Daniel Michael Blake Day-Lewis (born 29 April 1957) is an English/Irish two-time Academy Award-winner and legendarily intense method actor. He has starred in such acclaimed films as My Left Foot, Age Of Innocence, The Last of the Mohicans, In the Name of the Father, Gangs of New York and There Will Be Blood.
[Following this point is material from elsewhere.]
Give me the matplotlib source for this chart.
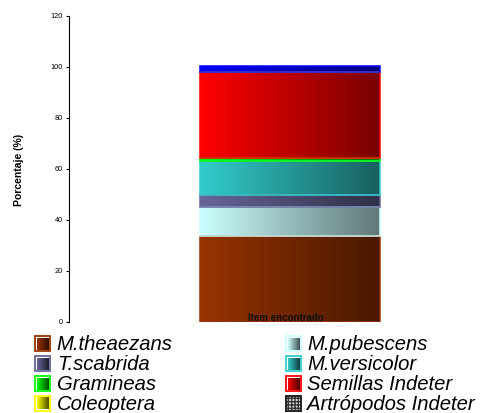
import numpy as np
import matplotlib
matplotlib.use("Agg")
import matplotlib.pyplot as plt
from matplotlib.colors import to_rgb
from matplotlib.patches import Rectangle

plt.rcParams['font.family'] = ['Liberation Sans', 'DejaVu Sans']
plt.rcParams['hatch.linewidth'] = 1.0

# Diet composition (% of items found), stacked bottom to top
categories = ['M.theaezans', 'M.pubescens', 'T.scabrida', 'M.versicolor',
              'Gramineas', 'Semillas Indeter', 'Coleoptera', 'Artrópodos Indeter']
values = [33.7, 11.5, 4.6, 13.3, 1.1, 33.6, 0.3, 2.2]
colors = ['#993300', '#ccffff', '#666699', '#33cccc',
          '#00ff00', '#ff0000', '#ffff00', '#0000ff']
x_label = 'Item encontrado'
y_label = 'Porcentaje (%)'
y_ticks = [0, 20, 40, 60, 80, 100, 120]

W, H = 482, 413
fig = plt.figure(figsize=(W / 100, H / 100), dpi=100)

ax_left, ax_right, ax_top, ax_bottom = 69, 470, 15.7, 322
ax = fig.add_axes([ax_left / W, (H - ax_bottom) / H,
                   (ax_right - ax_left) / W, (ax_bottom - ax_top) / H])

px_per_unit = 200.0
xmin = -(290 - ax_left) / px_per_unit
xmax = (ax_right - 290) / px_per_unit
bar_width = 180 / px_per_unit


def gradient(color, n=200, dark=0.47):
    c = np.array(to_rgb(color))
    t = np.linspace(0, 1, n)
    f = 1 - (1 - dark) * t
    return (c[None, :] * f[:, None])[None, :, :]


bottoms = np.concatenate([[0], np.cumsum(values)[:-1]])
bars = ax.bar([0] * len(values), values, bottom=bottoms, width=bar_width,
              color='none', edgecolor=colors, linewidth=1.1, zorder=3)
for patch, col in zip(bars.patches, colors):
    x0, y0 = patch.get_x(), patch.get_y()
    im = ax.imshow(gradient(col), extent=[x0, x0 + patch.get_width(), y0, y0 + patch.get_height()],
                   aspect='auto', interpolation='bilinear', zorder=2)
    im.set_clip_path(patch)

ax.set_xlim(xmin, xmax)
ax.set_ylim(0, 120)
ax.set_yticks(y_ticks)
ax.set_xticks([])
for s in ['top', 'right', 'bottom']:
    ax.spines[s].set_visible(False)
ax.spines['left'].set_linewidth(0.8)
ax.tick_params(axis='y', length=2.3, width=0.8, pad=2, labelsize=5.3)

ax.text(-0.02, 0.2, x_label, ha='center', va='baseline', fontsize=7,
        fontweight='bold', color='#111111', zorder=5)

fig.text(18.7 / W, 1 - 170 / H, y_label, rotation=90, ha='center', va='center',
         fontsize=7.5, fontweight='bold')

# Legend drawn in pixel coordinates below the chart
lg = fig.add_axes([0, 0, 1, 1])
lg.set_xlim(0, W)
lg.set_ylim(H, 0)
lg.axis('off')
row_centers = [343.7, 363.6, 383.6, 403.5]
handle_x = [35, 286]
text_x = [56.7, 307]
hs = 15
for i, (name, col) in enumerate(zip(categories, colors)):
    r, c = i // 2, i % 2
    hx, hy = handle_x[c], row_centers[r] - hs / 2
    if name.startswith('Artrópodos'):
        lg.add_patch(Rectangle((hx, hy), hs, hs, facecolor='#dddddd', edgecolor='#333333',
                               hatch='+++++', linewidth=0))
        lg.add_patch(Rectangle((hx, hy), hs, hs, facecolor='none', edgecolor='#222222',
                               linewidth=1.4))
    else:
        lg.imshow(gradient(col, dark=0.3), extent=[hx + 1.5, hx + hs - 1.5, hy + hs - 1.5, hy + 1.5],
                  aspect='auto', interpolation='bilinear')
        lg.add_patch(Rectangle((hx, hy), hs, hs, facecolor='none', edgecolor=col,
                               linewidth=1.3))
    lg.text(text_x[c], row_centers[r] + 6, name, ha='left', va='baseline',
            fontsize=14.6, fontstyle='italic', color='black')
lg.set_xlim(0, W)
lg.set_ylim(H, 0)

fig.savefig('out.png', dpi=100)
Will next be seen playing Abraham Lincoln in Steven Spielberg's long-gestating biopic.
This actor provided examples of:
- Badass Moustache: Two of the most iconic as Bill the Butcher and Daniel Plainview.
- Call to Agriculture/Cincinnatus: After learning to make his own clothes in preparation for one film, he left film for six years to become a cobbler in Venice.
- Death Glare: Check out the absolute crackers he gives to his nurse/ future wife when she tries to take his hidden bottle of whiskey off him in My Left Foot, to Eli Sunday during his "confirmation" in There Will Be Blood, and at several points during Gangs of New York.
- Doing It for the Art: As has been mentioned, Day-Lewis is one of the most well known method actors around, to the point where he's actually achieved a memetic status as the go to for insane dedication to acting, as during the filming process, he never gets out of character. While playing Bill the Butcher in Gangs of New York, he famously refused to seek medical treatment for pneumonia until it became almost life threatening, as it was not in keeping with available medical treatment in the 1860's. He also ad libbed tapping on his glass eye with a knife to intimidate William Tweed. When playing a villain, he will accost other actors in character on and off the set, and get into fights in bars in preparation for a role. When playing any character, he will spend six months mastering an accent, learning various crafts, and adopting disabilities.
- Dyeing for Your Art: Trained as a boxer for three years and broke a knuckle for his role in The Boxer
- Enforced Method Acting: Self-enforced.
- Fake American: Several roles but see especially Bill the Butcher and Daniel Plainview.
- Large Ham: See Chewing the Scenery for more details.
- Method Acting
- Playing Against Type: He doesn't exactly have a type, per se, but he first drew attention in America for playing two incredibly different roles in movies that happened to premiere in the US on the same day: as the repressed, snobbish, upper-class, Edwardian-era Englishman Cecil in A Room With A View; and Johnny, the gay ex-skinhead thug in Thatcher's London engaged in a forbidden romance with a Pakistani boy, in My Beautiful Laundrette. Many critics were impressed that he did both roles so convincingly.
- Retroactive Recognition: He had a very small part in Gandhi and was an extra in Sunday Bloody Sunday.
- Serious Business: Notoriously takes acting very seriously. Luckily he's very good at it.
- What Could Have Been: He actively campaigned for the part of Vincent Vega in Pulp Fiction, but was turned down by Quentin Tarantino.